=== What to produce ===
Find the lines holding "this" and copy them.

=== Provided entries ===
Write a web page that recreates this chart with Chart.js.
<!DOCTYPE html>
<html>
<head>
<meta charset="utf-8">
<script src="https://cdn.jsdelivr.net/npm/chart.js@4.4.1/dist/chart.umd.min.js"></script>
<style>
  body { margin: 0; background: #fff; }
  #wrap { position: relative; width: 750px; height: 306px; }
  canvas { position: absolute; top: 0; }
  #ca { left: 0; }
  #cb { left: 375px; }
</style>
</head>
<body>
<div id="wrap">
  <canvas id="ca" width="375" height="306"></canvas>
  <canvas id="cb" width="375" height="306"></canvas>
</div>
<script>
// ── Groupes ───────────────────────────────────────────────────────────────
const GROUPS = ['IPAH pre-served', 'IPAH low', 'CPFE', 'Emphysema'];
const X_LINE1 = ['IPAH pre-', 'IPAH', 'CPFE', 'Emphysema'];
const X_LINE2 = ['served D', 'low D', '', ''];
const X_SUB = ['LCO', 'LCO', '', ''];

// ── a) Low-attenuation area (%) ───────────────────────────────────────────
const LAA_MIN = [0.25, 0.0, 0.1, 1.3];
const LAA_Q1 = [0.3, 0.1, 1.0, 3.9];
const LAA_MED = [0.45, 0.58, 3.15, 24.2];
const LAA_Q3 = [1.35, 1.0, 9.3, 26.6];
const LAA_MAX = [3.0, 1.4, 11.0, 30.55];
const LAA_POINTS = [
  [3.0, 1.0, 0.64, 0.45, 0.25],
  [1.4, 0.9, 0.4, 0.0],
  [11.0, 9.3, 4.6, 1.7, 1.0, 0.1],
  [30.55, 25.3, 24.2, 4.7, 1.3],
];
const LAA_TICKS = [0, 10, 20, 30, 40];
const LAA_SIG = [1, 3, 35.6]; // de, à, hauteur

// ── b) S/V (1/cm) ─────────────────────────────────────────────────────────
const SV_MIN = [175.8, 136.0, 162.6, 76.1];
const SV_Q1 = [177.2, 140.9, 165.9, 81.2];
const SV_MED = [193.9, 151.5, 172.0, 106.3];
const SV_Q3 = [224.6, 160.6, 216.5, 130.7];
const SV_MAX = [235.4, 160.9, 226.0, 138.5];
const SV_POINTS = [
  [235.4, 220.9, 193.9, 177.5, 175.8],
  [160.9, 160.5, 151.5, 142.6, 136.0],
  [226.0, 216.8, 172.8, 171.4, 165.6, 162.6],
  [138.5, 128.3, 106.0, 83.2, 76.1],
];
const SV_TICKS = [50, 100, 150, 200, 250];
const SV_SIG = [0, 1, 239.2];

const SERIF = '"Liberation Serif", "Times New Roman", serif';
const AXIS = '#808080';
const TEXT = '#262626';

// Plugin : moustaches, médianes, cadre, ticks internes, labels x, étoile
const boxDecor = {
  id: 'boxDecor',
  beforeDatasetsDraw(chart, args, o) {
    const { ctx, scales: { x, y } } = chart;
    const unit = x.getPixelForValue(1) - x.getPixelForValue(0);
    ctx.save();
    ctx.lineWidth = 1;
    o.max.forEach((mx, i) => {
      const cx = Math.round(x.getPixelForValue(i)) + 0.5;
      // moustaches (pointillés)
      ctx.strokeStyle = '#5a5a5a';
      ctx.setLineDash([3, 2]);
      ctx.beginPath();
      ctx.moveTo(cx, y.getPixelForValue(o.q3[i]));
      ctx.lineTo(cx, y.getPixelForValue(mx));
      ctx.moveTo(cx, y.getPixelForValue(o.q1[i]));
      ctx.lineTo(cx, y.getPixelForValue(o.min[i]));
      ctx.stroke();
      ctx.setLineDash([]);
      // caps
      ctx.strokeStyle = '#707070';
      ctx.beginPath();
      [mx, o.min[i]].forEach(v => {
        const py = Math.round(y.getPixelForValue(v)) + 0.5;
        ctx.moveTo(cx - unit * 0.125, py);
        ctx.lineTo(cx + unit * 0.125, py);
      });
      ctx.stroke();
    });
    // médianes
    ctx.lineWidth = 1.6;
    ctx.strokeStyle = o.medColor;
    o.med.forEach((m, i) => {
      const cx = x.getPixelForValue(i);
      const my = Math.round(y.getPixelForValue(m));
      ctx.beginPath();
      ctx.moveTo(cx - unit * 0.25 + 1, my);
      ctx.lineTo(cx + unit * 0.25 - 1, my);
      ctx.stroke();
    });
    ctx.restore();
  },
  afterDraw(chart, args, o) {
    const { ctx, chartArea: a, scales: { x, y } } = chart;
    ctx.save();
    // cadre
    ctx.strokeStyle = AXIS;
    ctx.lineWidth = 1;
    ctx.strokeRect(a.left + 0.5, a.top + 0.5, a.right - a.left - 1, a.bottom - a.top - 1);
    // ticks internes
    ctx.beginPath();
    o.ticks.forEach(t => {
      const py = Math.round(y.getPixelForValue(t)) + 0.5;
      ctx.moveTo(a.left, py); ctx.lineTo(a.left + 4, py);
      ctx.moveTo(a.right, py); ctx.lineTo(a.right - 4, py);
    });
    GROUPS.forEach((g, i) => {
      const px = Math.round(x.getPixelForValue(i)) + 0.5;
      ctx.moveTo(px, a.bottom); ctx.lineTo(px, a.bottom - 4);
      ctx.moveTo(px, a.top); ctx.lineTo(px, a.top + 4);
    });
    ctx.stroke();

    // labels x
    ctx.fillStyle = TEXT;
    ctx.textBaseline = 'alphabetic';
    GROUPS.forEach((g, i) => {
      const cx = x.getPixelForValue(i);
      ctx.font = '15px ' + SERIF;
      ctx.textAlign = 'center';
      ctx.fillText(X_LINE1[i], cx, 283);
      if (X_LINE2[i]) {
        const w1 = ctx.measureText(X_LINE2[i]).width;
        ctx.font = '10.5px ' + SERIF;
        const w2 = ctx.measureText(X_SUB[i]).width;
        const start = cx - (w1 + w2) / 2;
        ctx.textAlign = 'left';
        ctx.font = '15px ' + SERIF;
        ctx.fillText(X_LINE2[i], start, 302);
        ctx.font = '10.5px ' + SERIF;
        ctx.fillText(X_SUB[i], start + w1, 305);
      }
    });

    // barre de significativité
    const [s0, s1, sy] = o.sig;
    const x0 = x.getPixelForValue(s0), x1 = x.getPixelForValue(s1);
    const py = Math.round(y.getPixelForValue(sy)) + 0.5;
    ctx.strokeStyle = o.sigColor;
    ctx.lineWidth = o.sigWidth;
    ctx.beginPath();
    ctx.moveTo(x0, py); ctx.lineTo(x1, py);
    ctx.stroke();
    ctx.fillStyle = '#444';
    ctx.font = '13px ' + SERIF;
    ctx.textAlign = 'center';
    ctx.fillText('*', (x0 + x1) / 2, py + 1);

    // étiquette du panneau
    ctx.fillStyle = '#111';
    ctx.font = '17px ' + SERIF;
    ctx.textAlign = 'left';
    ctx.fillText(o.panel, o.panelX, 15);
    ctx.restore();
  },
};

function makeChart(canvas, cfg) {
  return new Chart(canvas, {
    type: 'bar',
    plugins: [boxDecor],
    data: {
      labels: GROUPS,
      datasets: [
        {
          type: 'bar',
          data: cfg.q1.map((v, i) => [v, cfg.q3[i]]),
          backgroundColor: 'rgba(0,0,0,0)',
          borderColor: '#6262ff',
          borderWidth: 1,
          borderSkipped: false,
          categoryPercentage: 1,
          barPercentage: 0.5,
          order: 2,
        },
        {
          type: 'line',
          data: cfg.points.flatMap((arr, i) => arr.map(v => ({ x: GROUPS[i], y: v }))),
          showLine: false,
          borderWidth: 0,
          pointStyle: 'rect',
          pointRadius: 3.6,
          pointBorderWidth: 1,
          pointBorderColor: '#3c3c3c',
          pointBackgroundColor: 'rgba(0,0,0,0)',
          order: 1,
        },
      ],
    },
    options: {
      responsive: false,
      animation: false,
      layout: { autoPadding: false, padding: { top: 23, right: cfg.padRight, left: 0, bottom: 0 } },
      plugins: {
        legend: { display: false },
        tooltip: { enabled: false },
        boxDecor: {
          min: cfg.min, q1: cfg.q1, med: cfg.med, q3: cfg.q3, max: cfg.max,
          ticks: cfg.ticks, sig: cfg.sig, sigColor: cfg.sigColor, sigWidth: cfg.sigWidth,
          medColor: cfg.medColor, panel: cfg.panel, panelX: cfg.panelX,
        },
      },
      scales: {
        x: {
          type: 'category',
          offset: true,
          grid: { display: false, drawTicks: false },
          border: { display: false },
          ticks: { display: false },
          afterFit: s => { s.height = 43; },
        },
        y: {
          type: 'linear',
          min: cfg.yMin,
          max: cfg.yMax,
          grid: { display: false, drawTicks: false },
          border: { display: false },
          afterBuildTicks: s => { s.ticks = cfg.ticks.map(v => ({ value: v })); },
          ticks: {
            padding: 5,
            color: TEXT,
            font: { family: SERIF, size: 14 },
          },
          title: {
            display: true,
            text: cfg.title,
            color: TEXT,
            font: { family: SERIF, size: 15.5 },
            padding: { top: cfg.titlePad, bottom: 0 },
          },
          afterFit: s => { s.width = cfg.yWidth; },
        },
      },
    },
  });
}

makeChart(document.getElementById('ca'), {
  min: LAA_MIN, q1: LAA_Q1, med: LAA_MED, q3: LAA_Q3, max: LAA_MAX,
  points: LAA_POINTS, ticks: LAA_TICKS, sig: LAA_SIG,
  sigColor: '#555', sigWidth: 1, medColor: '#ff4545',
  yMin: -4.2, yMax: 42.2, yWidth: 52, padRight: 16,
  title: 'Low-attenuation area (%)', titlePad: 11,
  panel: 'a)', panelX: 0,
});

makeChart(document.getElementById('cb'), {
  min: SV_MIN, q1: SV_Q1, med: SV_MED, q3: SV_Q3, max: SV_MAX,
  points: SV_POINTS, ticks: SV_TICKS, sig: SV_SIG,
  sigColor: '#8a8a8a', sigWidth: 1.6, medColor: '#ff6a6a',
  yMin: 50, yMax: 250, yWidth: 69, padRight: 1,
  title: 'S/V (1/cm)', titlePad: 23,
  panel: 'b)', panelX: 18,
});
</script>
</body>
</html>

==

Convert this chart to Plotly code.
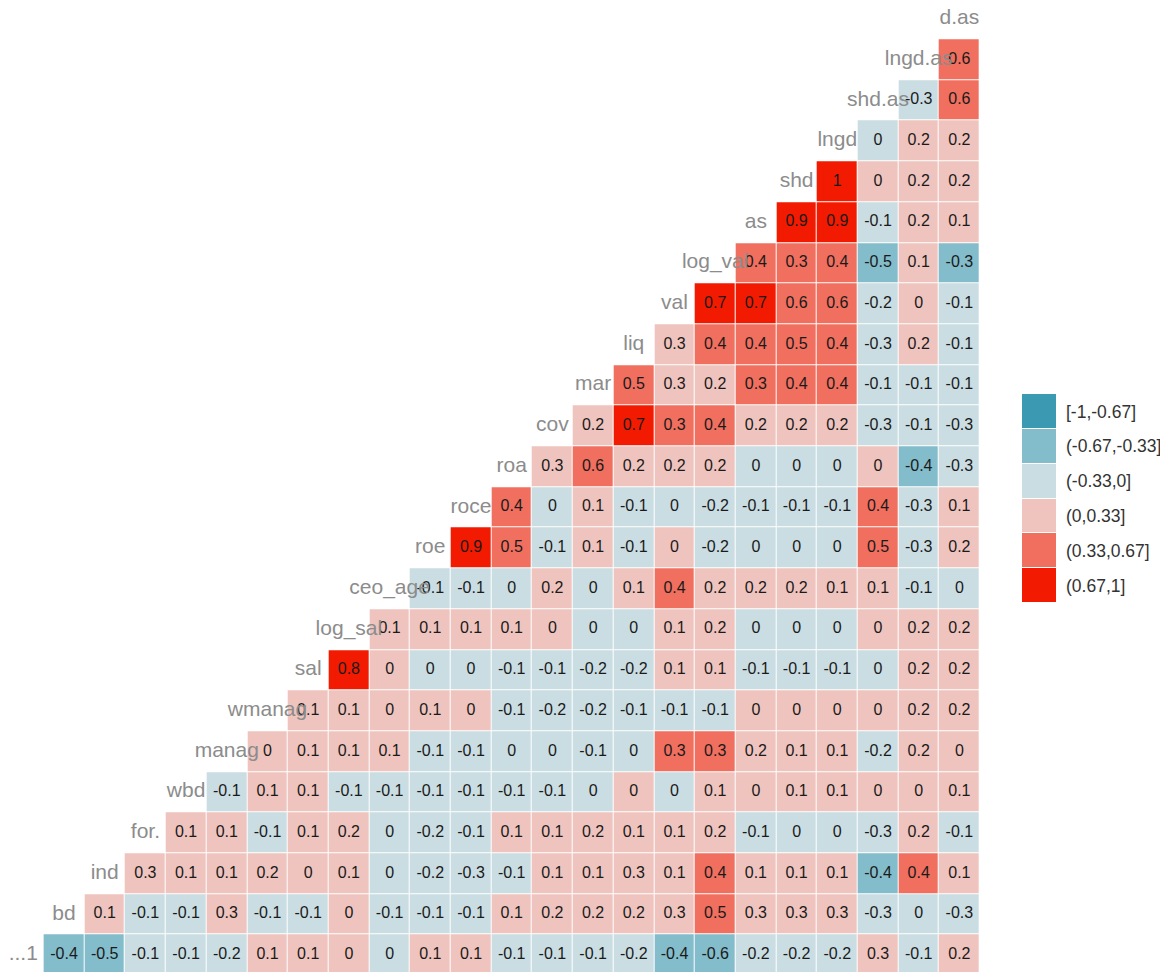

=== Final result ===
Write a web page that recreates this chart with Chart.js.
Convert this chart to Plotly code.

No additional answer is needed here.